What the task asks: From the listing below, pull out the lines that hold "code".

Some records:
:::
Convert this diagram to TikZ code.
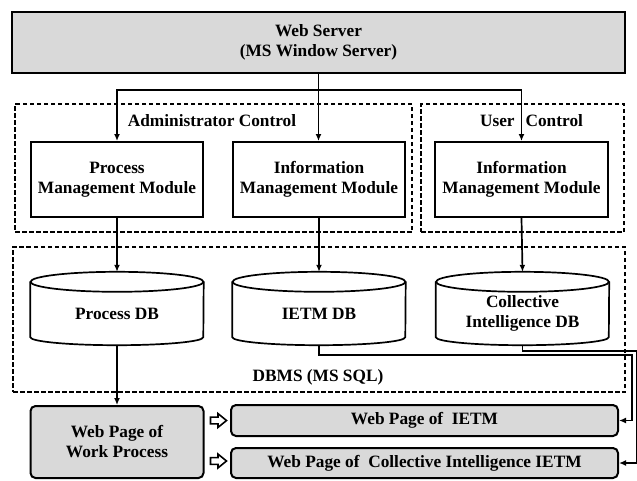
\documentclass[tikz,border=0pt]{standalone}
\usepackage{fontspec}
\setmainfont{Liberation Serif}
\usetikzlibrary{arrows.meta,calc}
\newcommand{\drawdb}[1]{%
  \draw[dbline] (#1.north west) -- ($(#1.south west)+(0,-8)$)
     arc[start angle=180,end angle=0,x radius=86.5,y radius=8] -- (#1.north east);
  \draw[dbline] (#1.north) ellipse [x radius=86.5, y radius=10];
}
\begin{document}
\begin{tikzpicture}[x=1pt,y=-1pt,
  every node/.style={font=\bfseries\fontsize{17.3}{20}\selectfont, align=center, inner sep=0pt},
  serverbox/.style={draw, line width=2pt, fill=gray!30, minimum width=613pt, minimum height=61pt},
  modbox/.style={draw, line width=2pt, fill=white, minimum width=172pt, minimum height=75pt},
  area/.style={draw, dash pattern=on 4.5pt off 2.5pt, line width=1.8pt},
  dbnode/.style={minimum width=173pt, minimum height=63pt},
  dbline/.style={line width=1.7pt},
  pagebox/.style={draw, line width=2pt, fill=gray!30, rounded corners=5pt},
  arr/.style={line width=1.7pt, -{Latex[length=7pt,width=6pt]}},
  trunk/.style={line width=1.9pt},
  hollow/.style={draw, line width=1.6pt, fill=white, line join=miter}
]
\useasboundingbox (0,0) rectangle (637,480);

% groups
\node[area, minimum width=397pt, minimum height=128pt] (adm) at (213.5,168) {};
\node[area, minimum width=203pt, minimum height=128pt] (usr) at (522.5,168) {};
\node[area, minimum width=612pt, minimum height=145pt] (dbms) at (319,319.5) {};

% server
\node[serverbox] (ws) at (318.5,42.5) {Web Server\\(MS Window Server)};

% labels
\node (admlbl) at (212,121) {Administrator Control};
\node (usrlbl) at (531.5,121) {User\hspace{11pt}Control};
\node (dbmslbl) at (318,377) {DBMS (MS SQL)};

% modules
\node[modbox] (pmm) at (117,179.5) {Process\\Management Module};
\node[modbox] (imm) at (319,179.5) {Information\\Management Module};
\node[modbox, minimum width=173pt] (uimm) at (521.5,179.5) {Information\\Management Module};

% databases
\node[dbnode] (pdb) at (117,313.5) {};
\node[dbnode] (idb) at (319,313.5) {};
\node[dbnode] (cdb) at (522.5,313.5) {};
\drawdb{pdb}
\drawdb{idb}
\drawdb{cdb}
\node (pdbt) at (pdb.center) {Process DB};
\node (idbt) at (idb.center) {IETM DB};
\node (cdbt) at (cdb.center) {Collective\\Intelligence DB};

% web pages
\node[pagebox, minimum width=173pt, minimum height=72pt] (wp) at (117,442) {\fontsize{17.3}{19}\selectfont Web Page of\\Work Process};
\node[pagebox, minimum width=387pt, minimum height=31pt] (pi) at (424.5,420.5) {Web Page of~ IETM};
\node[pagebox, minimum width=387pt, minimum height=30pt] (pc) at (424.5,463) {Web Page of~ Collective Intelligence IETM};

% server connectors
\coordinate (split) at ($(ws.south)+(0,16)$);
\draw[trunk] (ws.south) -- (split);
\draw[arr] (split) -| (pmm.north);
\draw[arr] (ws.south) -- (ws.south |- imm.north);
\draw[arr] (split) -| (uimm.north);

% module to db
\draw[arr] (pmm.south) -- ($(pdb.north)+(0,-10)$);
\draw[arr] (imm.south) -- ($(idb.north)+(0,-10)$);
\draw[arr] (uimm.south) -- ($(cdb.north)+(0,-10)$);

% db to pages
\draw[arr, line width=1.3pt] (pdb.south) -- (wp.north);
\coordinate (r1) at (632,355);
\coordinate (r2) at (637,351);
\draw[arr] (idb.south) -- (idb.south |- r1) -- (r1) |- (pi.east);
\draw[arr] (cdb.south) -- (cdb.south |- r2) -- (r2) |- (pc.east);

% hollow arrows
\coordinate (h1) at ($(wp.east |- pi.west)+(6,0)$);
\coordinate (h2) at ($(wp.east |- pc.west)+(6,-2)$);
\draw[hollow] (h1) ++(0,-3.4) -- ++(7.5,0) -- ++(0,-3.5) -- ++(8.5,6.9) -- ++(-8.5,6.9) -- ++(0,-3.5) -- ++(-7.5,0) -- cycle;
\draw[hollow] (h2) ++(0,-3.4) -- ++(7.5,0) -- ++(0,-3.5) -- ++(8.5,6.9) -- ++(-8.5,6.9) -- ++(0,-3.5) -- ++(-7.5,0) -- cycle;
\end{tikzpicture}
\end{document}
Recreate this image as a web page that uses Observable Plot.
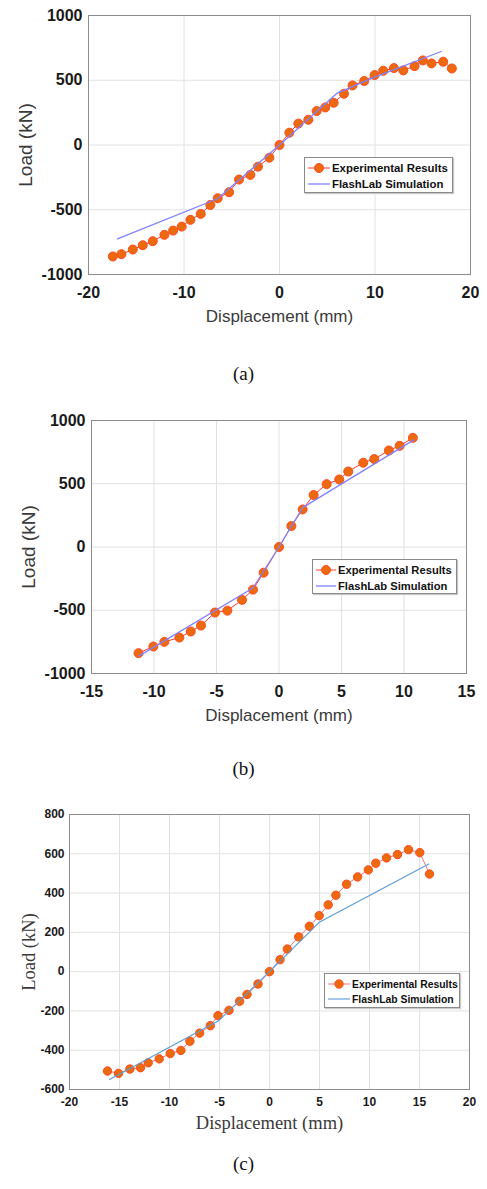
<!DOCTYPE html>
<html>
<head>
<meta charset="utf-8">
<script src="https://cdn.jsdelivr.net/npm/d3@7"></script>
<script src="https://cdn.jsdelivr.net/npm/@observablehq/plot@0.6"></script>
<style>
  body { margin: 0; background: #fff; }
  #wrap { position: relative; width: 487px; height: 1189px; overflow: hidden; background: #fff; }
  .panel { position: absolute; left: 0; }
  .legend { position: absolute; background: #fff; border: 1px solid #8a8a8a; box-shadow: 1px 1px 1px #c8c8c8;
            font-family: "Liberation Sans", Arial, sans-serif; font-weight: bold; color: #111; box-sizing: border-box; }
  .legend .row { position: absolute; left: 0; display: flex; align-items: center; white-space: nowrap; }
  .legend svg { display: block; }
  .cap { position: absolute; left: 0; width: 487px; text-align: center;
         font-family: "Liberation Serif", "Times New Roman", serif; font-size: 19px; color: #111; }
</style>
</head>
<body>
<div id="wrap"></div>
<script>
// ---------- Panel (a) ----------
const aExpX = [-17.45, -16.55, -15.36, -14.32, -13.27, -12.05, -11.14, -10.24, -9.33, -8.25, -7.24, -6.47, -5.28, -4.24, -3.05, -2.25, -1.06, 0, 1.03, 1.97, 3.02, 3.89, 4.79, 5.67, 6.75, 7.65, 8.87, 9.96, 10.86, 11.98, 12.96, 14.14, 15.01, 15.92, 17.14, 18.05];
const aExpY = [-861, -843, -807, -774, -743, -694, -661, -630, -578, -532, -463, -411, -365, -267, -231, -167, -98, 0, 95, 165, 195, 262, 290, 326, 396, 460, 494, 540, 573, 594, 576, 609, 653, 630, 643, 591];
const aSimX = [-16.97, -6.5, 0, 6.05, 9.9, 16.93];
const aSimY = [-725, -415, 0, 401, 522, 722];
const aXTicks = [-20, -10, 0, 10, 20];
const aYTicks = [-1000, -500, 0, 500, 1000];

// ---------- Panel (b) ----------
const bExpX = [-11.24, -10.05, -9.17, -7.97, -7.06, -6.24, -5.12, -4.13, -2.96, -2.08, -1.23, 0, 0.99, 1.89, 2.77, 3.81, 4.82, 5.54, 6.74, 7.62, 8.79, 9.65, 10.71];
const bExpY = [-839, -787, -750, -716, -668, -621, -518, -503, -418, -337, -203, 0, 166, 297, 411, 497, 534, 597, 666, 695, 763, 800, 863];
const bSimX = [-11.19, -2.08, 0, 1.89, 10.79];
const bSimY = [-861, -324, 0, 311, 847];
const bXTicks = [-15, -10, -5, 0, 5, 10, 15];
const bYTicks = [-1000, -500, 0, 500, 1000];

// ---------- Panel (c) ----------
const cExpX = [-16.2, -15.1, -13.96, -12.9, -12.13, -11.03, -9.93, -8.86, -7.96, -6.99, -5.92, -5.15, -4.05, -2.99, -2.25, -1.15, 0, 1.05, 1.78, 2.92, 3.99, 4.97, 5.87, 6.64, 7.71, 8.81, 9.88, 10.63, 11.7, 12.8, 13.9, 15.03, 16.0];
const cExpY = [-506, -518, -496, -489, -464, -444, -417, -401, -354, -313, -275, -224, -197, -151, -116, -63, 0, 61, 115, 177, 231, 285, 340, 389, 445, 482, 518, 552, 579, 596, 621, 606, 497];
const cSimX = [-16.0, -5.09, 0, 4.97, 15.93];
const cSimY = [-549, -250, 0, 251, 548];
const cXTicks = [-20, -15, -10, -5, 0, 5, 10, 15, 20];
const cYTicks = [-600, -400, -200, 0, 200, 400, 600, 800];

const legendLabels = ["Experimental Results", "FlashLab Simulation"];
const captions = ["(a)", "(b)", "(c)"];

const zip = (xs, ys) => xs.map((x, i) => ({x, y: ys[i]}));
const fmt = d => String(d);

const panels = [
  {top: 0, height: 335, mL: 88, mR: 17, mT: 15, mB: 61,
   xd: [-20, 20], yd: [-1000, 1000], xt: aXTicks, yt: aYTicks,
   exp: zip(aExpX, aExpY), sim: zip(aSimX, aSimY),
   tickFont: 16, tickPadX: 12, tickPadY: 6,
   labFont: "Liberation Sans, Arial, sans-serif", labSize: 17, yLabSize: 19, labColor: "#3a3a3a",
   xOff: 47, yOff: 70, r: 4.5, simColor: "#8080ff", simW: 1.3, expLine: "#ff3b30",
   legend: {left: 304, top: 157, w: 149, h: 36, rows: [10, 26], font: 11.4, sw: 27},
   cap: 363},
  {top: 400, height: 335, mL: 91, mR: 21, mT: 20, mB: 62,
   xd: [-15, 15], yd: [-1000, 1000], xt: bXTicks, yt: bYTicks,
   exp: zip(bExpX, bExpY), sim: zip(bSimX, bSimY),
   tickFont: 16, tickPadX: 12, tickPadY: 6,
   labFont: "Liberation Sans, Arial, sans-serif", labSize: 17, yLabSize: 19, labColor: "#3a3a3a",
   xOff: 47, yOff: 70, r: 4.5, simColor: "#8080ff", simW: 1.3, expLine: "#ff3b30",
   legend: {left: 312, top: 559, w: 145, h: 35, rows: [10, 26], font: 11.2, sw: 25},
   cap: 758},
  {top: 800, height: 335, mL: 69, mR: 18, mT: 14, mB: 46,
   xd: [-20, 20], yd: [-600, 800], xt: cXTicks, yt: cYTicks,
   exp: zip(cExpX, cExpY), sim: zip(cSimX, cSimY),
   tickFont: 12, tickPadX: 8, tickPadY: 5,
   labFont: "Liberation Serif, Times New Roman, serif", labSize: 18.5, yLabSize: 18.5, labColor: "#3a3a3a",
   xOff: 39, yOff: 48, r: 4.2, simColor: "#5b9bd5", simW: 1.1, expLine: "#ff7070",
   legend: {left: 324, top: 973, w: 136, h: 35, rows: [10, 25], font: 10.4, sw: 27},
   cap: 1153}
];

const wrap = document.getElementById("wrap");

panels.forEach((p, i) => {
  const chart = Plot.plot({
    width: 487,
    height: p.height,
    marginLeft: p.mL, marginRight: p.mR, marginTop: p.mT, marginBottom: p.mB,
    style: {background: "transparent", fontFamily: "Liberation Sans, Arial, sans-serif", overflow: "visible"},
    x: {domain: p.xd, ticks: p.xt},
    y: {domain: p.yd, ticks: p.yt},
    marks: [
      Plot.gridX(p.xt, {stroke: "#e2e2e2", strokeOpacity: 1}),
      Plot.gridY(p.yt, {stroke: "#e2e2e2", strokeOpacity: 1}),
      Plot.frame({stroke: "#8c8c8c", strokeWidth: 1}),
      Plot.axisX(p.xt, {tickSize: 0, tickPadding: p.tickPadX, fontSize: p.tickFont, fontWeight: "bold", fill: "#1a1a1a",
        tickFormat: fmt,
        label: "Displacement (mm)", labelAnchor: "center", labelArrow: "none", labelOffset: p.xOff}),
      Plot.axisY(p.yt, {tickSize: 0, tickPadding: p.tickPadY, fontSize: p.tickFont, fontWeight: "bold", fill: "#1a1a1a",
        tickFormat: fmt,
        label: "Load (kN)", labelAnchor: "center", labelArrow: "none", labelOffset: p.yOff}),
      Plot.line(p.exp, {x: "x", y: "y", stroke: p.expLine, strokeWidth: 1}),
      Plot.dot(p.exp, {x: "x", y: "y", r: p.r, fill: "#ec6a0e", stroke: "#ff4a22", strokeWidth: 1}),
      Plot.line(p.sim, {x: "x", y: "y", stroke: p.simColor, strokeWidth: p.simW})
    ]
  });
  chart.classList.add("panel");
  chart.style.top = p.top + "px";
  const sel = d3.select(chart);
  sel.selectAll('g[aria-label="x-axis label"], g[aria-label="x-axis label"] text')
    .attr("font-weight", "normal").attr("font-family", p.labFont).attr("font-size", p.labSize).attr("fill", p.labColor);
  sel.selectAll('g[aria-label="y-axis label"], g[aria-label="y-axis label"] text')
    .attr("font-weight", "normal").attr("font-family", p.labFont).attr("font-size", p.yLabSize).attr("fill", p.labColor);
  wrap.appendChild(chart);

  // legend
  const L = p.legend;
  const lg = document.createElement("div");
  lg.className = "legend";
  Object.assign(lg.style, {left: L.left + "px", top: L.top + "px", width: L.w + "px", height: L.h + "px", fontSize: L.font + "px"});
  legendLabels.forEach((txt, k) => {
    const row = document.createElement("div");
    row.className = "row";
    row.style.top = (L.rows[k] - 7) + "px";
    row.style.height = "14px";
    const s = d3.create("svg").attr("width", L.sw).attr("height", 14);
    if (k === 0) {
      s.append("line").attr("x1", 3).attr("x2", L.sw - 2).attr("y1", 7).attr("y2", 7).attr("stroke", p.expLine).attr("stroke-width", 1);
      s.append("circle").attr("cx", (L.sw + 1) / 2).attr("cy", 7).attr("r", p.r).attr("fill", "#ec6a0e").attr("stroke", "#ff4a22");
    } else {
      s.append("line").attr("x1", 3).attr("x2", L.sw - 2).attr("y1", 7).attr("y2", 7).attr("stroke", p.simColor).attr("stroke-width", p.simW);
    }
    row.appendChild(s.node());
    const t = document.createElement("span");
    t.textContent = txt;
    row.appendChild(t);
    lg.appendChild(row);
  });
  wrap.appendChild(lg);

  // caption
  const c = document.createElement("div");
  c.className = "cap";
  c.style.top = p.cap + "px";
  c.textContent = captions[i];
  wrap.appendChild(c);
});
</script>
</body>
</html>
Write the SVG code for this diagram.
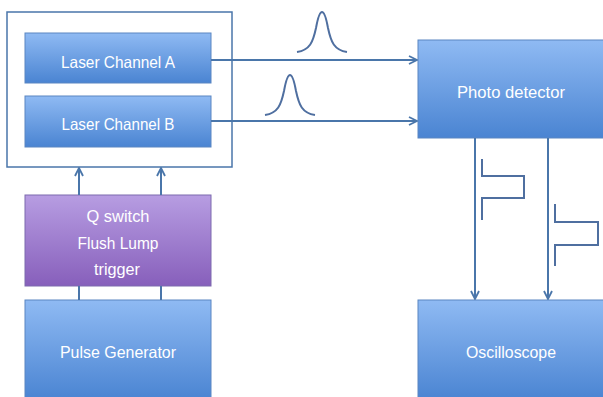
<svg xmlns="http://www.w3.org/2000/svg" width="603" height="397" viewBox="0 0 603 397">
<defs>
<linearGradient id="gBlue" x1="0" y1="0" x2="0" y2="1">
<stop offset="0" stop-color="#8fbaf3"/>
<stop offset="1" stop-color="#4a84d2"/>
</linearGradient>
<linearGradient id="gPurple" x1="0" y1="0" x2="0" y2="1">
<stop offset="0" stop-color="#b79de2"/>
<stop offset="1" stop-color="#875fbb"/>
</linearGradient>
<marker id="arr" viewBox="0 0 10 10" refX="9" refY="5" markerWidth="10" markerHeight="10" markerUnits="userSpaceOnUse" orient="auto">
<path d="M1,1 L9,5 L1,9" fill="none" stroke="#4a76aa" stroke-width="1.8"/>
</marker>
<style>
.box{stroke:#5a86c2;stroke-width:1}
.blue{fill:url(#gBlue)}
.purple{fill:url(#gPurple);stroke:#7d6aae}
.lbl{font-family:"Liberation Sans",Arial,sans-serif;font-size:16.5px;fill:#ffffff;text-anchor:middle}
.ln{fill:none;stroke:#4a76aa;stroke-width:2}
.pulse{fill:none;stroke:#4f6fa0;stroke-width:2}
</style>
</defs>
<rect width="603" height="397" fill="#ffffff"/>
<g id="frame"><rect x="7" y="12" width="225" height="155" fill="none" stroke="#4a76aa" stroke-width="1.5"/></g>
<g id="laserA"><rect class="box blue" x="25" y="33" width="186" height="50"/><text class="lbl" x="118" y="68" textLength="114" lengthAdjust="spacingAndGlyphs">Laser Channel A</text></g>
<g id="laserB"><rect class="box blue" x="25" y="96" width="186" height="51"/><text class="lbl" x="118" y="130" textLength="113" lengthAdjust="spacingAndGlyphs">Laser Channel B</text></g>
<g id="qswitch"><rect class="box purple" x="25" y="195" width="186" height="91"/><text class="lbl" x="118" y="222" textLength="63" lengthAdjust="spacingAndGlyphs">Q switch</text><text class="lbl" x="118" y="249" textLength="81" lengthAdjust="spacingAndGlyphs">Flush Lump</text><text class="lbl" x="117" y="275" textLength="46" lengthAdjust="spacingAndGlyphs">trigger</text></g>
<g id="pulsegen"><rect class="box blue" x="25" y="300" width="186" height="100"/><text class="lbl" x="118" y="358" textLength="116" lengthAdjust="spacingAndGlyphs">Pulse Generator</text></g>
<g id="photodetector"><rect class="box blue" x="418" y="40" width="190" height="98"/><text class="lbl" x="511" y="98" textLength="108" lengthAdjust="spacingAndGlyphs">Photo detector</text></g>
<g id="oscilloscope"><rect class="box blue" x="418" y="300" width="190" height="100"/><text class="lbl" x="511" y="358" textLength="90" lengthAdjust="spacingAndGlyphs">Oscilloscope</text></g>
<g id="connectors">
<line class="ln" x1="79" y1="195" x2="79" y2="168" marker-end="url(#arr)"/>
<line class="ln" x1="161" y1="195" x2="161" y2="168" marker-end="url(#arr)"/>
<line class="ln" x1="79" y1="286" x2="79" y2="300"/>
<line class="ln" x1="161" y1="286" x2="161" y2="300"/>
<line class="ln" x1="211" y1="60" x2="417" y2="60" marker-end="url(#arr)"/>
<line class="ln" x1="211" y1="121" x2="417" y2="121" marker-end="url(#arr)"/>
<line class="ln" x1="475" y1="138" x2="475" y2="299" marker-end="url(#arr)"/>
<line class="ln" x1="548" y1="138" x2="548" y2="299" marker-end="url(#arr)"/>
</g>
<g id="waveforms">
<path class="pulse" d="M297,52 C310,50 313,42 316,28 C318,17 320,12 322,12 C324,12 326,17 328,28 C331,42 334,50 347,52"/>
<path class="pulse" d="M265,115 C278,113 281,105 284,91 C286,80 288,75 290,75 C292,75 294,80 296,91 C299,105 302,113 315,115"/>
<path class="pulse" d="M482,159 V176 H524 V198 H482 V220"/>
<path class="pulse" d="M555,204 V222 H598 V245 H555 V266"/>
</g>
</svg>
:::
Answer to the problem:
Convert this diagram to TikZ code.
Write the SVG code for this diagram.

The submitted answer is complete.